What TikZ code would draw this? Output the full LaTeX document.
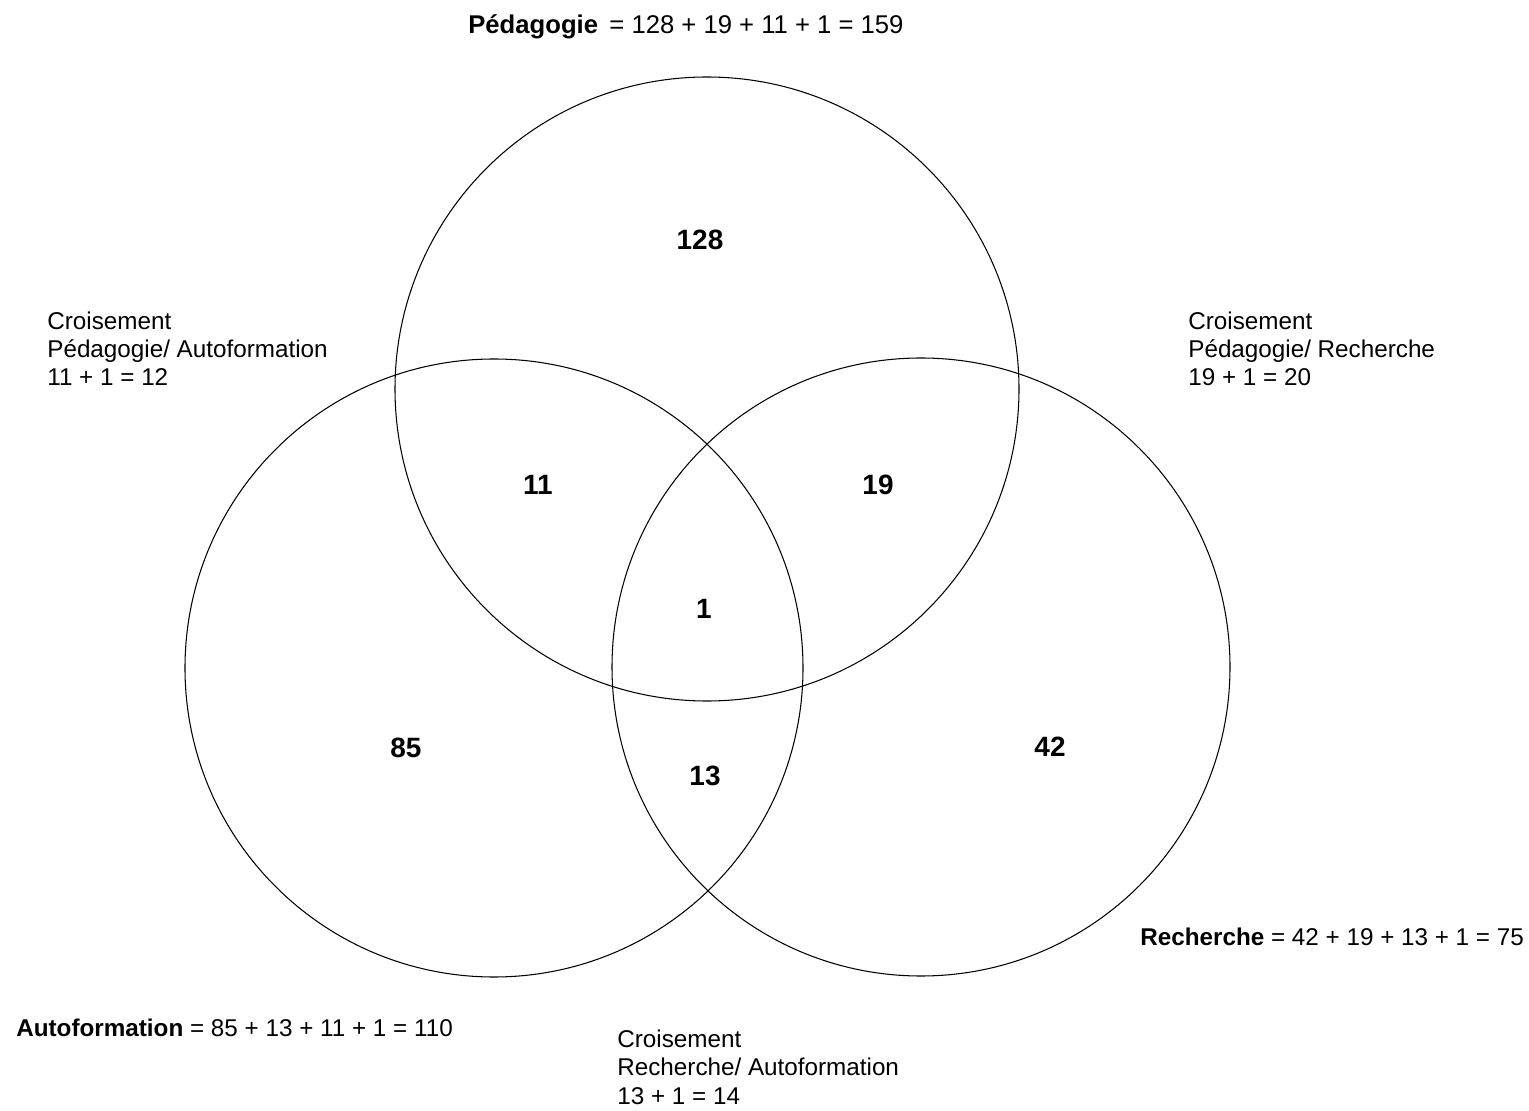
\documentclass[tikz,border=0pt]{standalone}
\usepackage{fontspec}
\setmainfont{Liberation Sans}
\begin{document}
\begin{tikzpicture}[x=0.02cm, y=0.02cm,
    ensemble/.style={line width=0.6pt},
    effectif/.style={font=\bfseries\fontsize{15.9}{18}\selectfont, inner sep=0pt},
    legende/.style={font=\fontsize{13.8}{15.94}\selectfont, align=left, inner sep=0pt, anchor=base west}]
    % 0. Cadre de la figure (1 unité = 1 pixel de l'original)
    \useasboundingbox (0,0) rectangle (1529,1110);

    % 1. Les trois ensembles (Pédagogie en haut, Autoformation à gauche, Recherche à droite)
    \coordinate (cPeda) at (707,721);
    \coordinate (cAuto) at (494,442);
    \coordinate (cRech) at (921,443);
    \draw[ensemble] (cPeda) circle (312);
    \draw[ensemble] (cAuto) circle (309);
    \draw[ensemble] (cRech) circle (309);

    % 2. Effectifs dans chaque zone
    \node[effectif] (nPeda) at (700,870) {128};
    \node[effectif] (nPedaAuto) at (538,625) {11};
    \node[effectif] (nPedaRech) at (878,625) {19};
    \node[effectif] (nTous) at (704,501) {1};
    \node[effectif] (nAuto) at (406,362) {85};
    \node[effectif] (nRechAuto) at (705,334) {13};
    \node[effectif] (nRech) at (1050,363) {42};

    % 3. Totaux et croisements
    % (ancre base west : pour les blocs de trois lignes, c'est la dernière ligne)
    \node[legende, font=\fontsize{14.6}{16.8}\selectfont] (tPeda) at (468,1076) {\textbf{Pédagogie}\, = 128 + 19 + 11 + 1 = 159};
    \node[legende] (tAuto) at (16,74) {\textbf{Autoformation} = 85 + 13 + 11 + 1 = 110};
    \node[legende] (tRech) at (1140,165) {\textbf{Recherche} = 42 + 19 + 13 + 1 = 75};
    \node[legende] (xPedaAuto) at (47,724) {Croisement\\Pédagogie/ Autoformation\\11 + 1 = 12};
    \node[legende] (xPedaRech) at (1188,724) {Croisement\\Pédagogie/ Recherche\\19 + 1 = 20};
    \node[legende] (xRechAuto) at (617,6) {Croisement\\Recherche/ Autoformation\\13 + 1 = 14};
\end{tikzpicture}
\end{document}
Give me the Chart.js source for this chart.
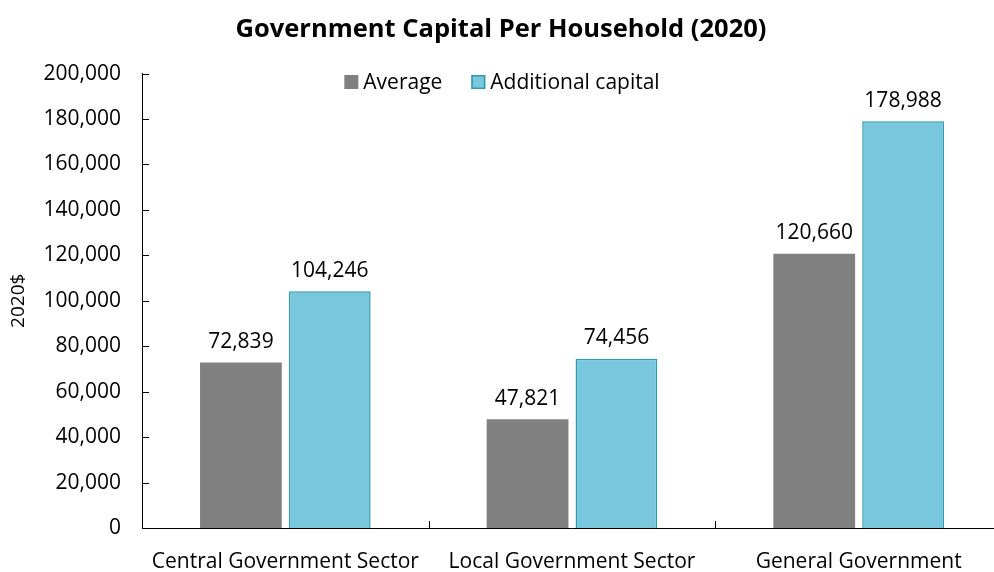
<!DOCTYPE html>
<html>
<head>
<meta charset="utf-8">
<script src="https://cdn.jsdelivr.net/npm/chart.js@4.4.1/dist/chart.umd.min.js"></script>
<style>
  html, body { margin: 0; padding: 0; background: #fff; overflow: hidden; }
  #wrap { width: 1002px; height: 572px; }
</style>
</head>
<body>
<div id="wrap"><canvas id="chart"></canvas></div>
<script>
const categories = ['Central Government Sector', 'Local Government Sector', 'General Government'];
const averageValues = [72839, 47821, 120660];
const additionalValues = [104246, 74456, 178988];
const yTicks = [0, 20000, 40000, 60000, 80000, 100000, 120000, 140000, 160000, 180000, 200000];

const FONT = "'Open Sans', sans-serif";
const fmt = v => v.toLocaleString('en-US');

// Excel-style inside tick marks, value labels and a legend sitting inside the plot
const extras = {
  id: 'extras',
  afterDatasetsDraw(chart) {
    const { ctx, chartArea, scales: { x, y } } = chart;
    ctx.save();
    ctx.strokeStyle = '#000';
    ctx.lineWidth = 1;
    // y ticks pointing right
    y.ticks.forEach(t => {
      const py = Math.round(y.getPixelForValue(t.value)) + 0.5;
      ctx.beginPath();
      ctx.moveTo(chartArea.left, py);
      ctx.lineTo(chartArea.left + 7, py);
      ctx.stroke();
    });
    // x ticks pointing up, between categories
    const step = x.getPixelForValue(1) - x.getPixelForValue(0);
    for (let i = 0; i < categories.length - 1; i++) {
      const px = Math.round(x.getPixelForValue(i) + step / 2) + 0.5;
      ctx.beginPath();
      ctx.moveTo(px, chartArea.bottom);
      ctx.lineTo(px, chartArea.bottom - 7);
      ctx.stroke();
    }
    // value labels
    ctx.fillStyle = '#000';
    ctx.font = '21px ' + FONT;
    ctx.textAlign = 'center';
    ctx.textBaseline = 'bottom';
    chart.data.datasets.forEach((ds, di) => {
      chart.getDatasetMeta(di).data.forEach((bar, i) => {
        ctx.fillText(fmt(ds.data[i]), bar.x, bar.y - 10);
      });
    });
    // legend
    const items = chart.data.datasets.map(ds => ({ label: ds.label, fill: ds.backgroundColor, stroke: ds.borderColor }));
    ctx.font = '21px ' + FONT;
    const box = 14, gap = 5, spacing = 29;
    const widths = items.map(it => box + gap + ctx.measureText(it.label).width);
    const total = widths.reduce((a, b) => a + b, 0) + spacing * (items.length - 1);
    let lx = chart.width / 2 + 1 - total / 2;
    const ly = 82;
    ctx.textAlign = 'left';
    ctx.textBaseline = 'middle';
    items.forEach((it, i) => {
      ctx.fillStyle = it.fill;
      ctx.fillRect(lx, ly - box / 2, box, box);
      if (it.stroke) {
        ctx.strokeStyle = it.stroke;
        ctx.lineWidth = 1.5;
        ctx.strokeRect(lx + 0.75, ly - box / 2 + 0.75, box - 1.5, box - 1.5);
      }
      ctx.fillStyle = '#000';
      ctx.fillText(it.label, lx + box + gap, ly + 1);
      lx += widths[i] + spacing;
    });
    ctx.restore();
  }
};

new Chart(document.getElementById('chart'), {
  type: 'bar',
  data: {
    labels: categories,
    datasets: [
      {
        label: 'Average',
        data: averageValues,
        backgroundColor: '#808080',
        borderWidth: 0,
        categoryPercentage: 0.62,
        barPercentage: 0.92
      },
      {
        label: 'Additional capital',
        data: additionalValues,
        backgroundColor: '#78c7dc',
        borderColor: '#2f9ab4',
        borderWidth: 1.5,
        categoryPercentage: 0.62,
        barPercentage: 0.92
      }
    ]
  },
  options: {
    responsive: true,
    maintainAspectRatio: false,
    animation: false,
    layout: { padding: { left: 0, right: 0, top: 0, bottom: 0 } },
    plugins: {
      legend: { display: false },
      tooltip: { enabled: false },
      title: {
        display: true,
        text: 'Government Capital Per Household (2020)',
        color: '#000',
        font: { family: FONT, size: 25.5, weight: 'bold' },
        padding: { top: 14, bottom: 29 }
      }
    },
    scales: {
      x: {
        grid: { display: false, drawTicks: false },
        border: { display: true, color: '#000', width: 1 },
        ticks: { color: '#000', font: { family: FONT, size: 21 }, padding: 21, maxRotation: 0 },
        afterFit(scale) { scale.height = 44; }
      },
      y: {
        min: 0,
        max: 200000,
        afterBuildTicks(scale) { scale.ticks = yTicks.map(v => ({ value: v })); },
        grid: { display: false, drawTicks: false },
        border: { display: true, color: '#000', width: 1 },
        ticks: { color: '#000', font: { family: FONT, size: 21 }, padding: 21, callback: v => fmt(v) },
        title: { display: true, text: '2020$', color: '#000', font: { family: FONT, size: 19 }, padding: { top: 7, bottom: 0 } },
        afterFit(scale) { scale.width = 142; }
      }
    }
  },
  plugins: [extras]
});
</script>
</body>
</html>
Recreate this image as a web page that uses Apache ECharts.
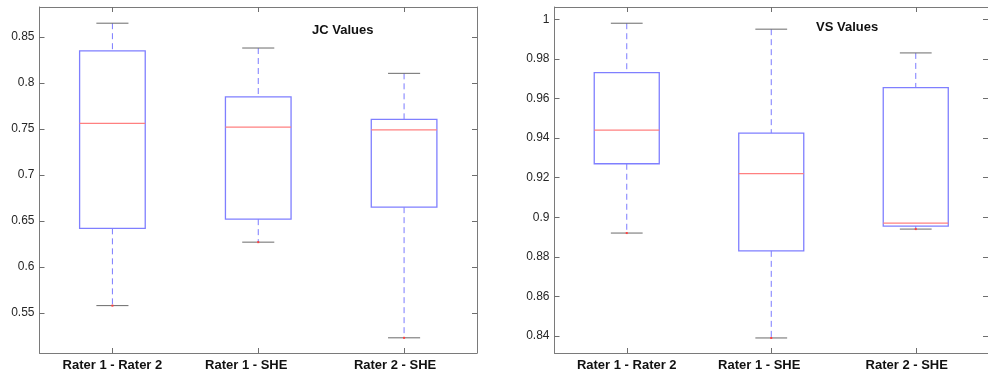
• • •
- **Requirements**
Repeat the data in full and exactly. Omit pictures.

- **The output**
What TikZ code would draw this? Output the full LaTeX document.
\documentclass[tikz,border=0pt]{standalone}
\usepackage{fontspec}
\setmainfont{Liberation Sans}
\begin{document}
\begin{tikzpicture}[x=0.02cm, y=0.02cm,
    ensemble/.style={line width=0.6pt},
    effectif/.style={font=\bfseries\fontsize{15.9}{18}\selectfont, inner sep=0pt},
    legende/.style={font=\fontsize{13.8}{15.94}\selectfont, align=left, inner sep=0pt, anchor=base west}]
    % 0. Cadre de la figure (1 unité = 1 pixel de l'original)
    \useasboundingbox (0,0) rectangle (1529,1110);

    % 1. Les trois ensembles (Pédagogie en haut, Autoformation à gauche, Recherche à droite)
    \coordinate (cPeda) at (707,721);
    \coordinate (cAuto) at (494,442);
    \coordinate (cRech) at (921,443);
    \draw[ensemble] (cPeda) circle (312);
    \draw[ensemble] (cAuto) circle (309);
    \draw[ensemble] (cRech) circle (309);

    % 2. Effectifs dans chaque zone
    \node[effectif] (nPeda) at (700,870) {128};
    \node[effectif] (nPedaAuto) at (538,625) {11};
    \node[effectif] (nPedaRech) at (878,625) {19};
    \node[effectif] (nTous) at (704,501) {1};
    \node[effectif] (nAuto) at (406,362) {85};
    \node[effectif] (nRechAuto) at (705,334) {13};
    \node[effectif] (nRech) at (1050,363) {42};

    % 3. Totaux et croisements
    % (ancre base west : pour les blocs de trois lignes, c'est la dernière ligne)
    \node[legende, font=\fontsize{14.6}{16.8}\selectfont] (tPeda) at (468,1076) {\textbf{Pédagogie}\, = 128 + 19 + 11 + 1 = 159};
    \node[legende] (tAuto) at (16,74) {\textbf{Autoformation} = 85 + 13 + 11 + 1 = 110};
    \node[legende] (tRech) at (1140,165) {\textbf{Recherche} = 42 + 19 + 13 + 1 = 75};
    \node[legende] (xPedaAuto) at (47,724) {Croisement\\Pédagogie/ Autoformation\\11 + 1 = 12};
    \node[legende] (xPedaRech) at (1188,724) {Croisement\\Pédagogie/ Recherche\\19 + 1 = 20};
    \node[legende] (xRechAuto) at (617,6) {Croisement\\Recherche/ Autoformation\\13 + 1 = 14};
\end{tikzpicture}
\end{document}
Give me the Chart.js source for this chart.
<!DOCTYPE html>
<html>
<head>
<meta charset="utf-8">
<script src="https://cdn.jsdelivr.net/npm/chart.js@4.4.1/dist/chart.umd.min.js"></script>
<style>
  html, body { margin: 0; padding: 0; background: #fff; overflow: hidden; }
  #wrap { width: 1002px; height: 572px; }
</style>
</head>
<body>
<div id="wrap"><canvas id="chart"></canvas></div>
<script>
const categories = ['Central Government Sector', 'Local Government Sector', 'General Government'];
const averageValues = [72839, 47821, 120660];
const additionalValues = [104246, 74456, 178988];
const yTicks = [0, 20000, 40000, 60000, 80000, 100000, 120000, 140000, 160000, 180000, 200000];

const FONT = "'Open Sans', sans-serif";
const fmt = v => v.toLocaleString('en-US');

// Excel-style inside tick marks, value labels and a legend sitting inside the plot
const extras = {
  id: 'extras',
  afterDatasetsDraw(chart) {
    const { ctx, chartArea, scales: { x, y } } = chart;
    ctx.save();
    ctx.strokeStyle = '#000';
    ctx.lineWidth = 1;
    // y ticks pointing right
    y.ticks.forEach(t => {
      const py = Math.round(y.getPixelForValue(t.value)) + 0.5;
      ctx.beginPath();
      ctx.moveTo(chartArea.left, py);
      ctx.lineTo(chartArea.left + 7, py);
      ctx.stroke();
    });
    // x ticks pointing up, between categories
    const step = x.getPixelForValue(1) - x.getPixelForValue(0);
    for (let i = 0; i < categories.length - 1; i++) {
      const px = Math.round(x.getPixelForValue(i) + step / 2) + 0.5;
      ctx.beginPath();
      ctx.moveTo(px, chartArea.bottom);
      ctx.lineTo(px, chartArea.bottom - 7);
      ctx.stroke();
    }
    // value labels
    ctx.fillStyle = '#000';
    ctx.font = '21px ' + FONT;
    ctx.textAlign = 'center';
    ctx.textBaseline = 'bottom';
    chart.data.datasets.forEach((ds, di) => {
      chart.getDatasetMeta(di).data.forEach((bar, i) => {
        ctx.fillText(fmt(ds.data[i]), bar.x, bar.y - 10);
      });
    });
    // legend
    const items = chart.data.datasets.map(ds => ({ label: ds.label, fill: ds.backgroundColor, stroke: ds.borderColor }));
    ctx.font = '21px ' + FONT;
    const box = 14, gap = 5, spacing = 29;
    const widths = items.map(it => box + gap + ctx.measureText(it.label).width);
    const total = widths.reduce((a, b) => a + b, 0) + spacing * (items.length - 1);
    let lx = chart.width / 2 + 1 - total / 2;
    const ly = 82;
    ctx.textAlign = 'left';
    ctx.textBaseline = 'middle';
    items.forEach((it, i) => {
      ctx.fillStyle = it.fill;
      ctx.fillRect(lx, ly - box / 2, box, box);
      if (it.stroke) {
        ctx.strokeStyle = it.stroke;
        ctx.lineWidth = 1.5;
        ctx.strokeRect(lx + 0.75, ly - box / 2 + 0.75, box - 1.5, box - 1.5);
      }
      ctx.fillStyle = '#000';
      ctx.fillText(it.label, lx + box + gap, ly + 1);
      lx += widths[i] + spacing;
    });
    ctx.restore();
  }
};

new Chart(document.getElementById('chart'), {
  type: 'bar',
  data: {
    labels: categories,
    datasets: [
      {
        label: 'Average',
        data: averageValues,
        backgroundColor: '#808080',
        borderWidth: 0,
        categoryPercentage: 0.62,
        barPercentage: 0.92
      },
      {
        label: 'Additional capital',
        data: additionalValues,
        backgroundColor: '#78c7dc',
        borderColor: '#2f9ab4',
        borderWidth: 1.5,
        categoryPercentage: 0.62,
        barPercentage: 0.92
      }
    ]
  },
  options: {
    responsive: true,
    maintainAspectRatio: false,
    animation: false,
    layout: { padding: { left: 0, right: 0, top: 0, bottom: 0 } },
    plugins: {
      legend: { display: false },
      tooltip: { enabled: false },
      title: {
        display: true,
        text: 'Government Capital Per Household (2020)',
        color: '#000',
        font: { family: FONT, size: 25.5, weight: 'bold' },
        padding: { top: 14, bottom: 29 }
      }
    },
    scales: {
      x: {
        grid: { display: false, drawTicks: false },
        border: { display: true, color: '#000', width: 1 },
        ticks: { color: '#000', font: { family: FONT, size: 21 }, padding: 21, maxRotation: 0 },
        afterFit(scale) { scale.height = 44; }
      },
      y: {
        min: 0,
        max: 200000,
        afterBuildTicks(scale) { scale.ticks = yTicks.map(v => ({ value: v })); },
        grid: { display: false, drawTicks: false },
        border: { display: true, color: '#000', width: 1 },
        ticks: { color: '#000', font: { family: FONT, size: 21 }, padding: 21, callback: v => fmt(v) },
        title: { display: true, text: '2020$', color: '#000', font: { family: FONT, size: 19 }, padding: { top: 7, bottom: 0 } },
        afterFit(scale) { scale.width = 142; }
      }
    }
  },
  plugins: [extras]
});
</script>
</body>
</html>
Recreate this image as a web page that uses Apache ECharts.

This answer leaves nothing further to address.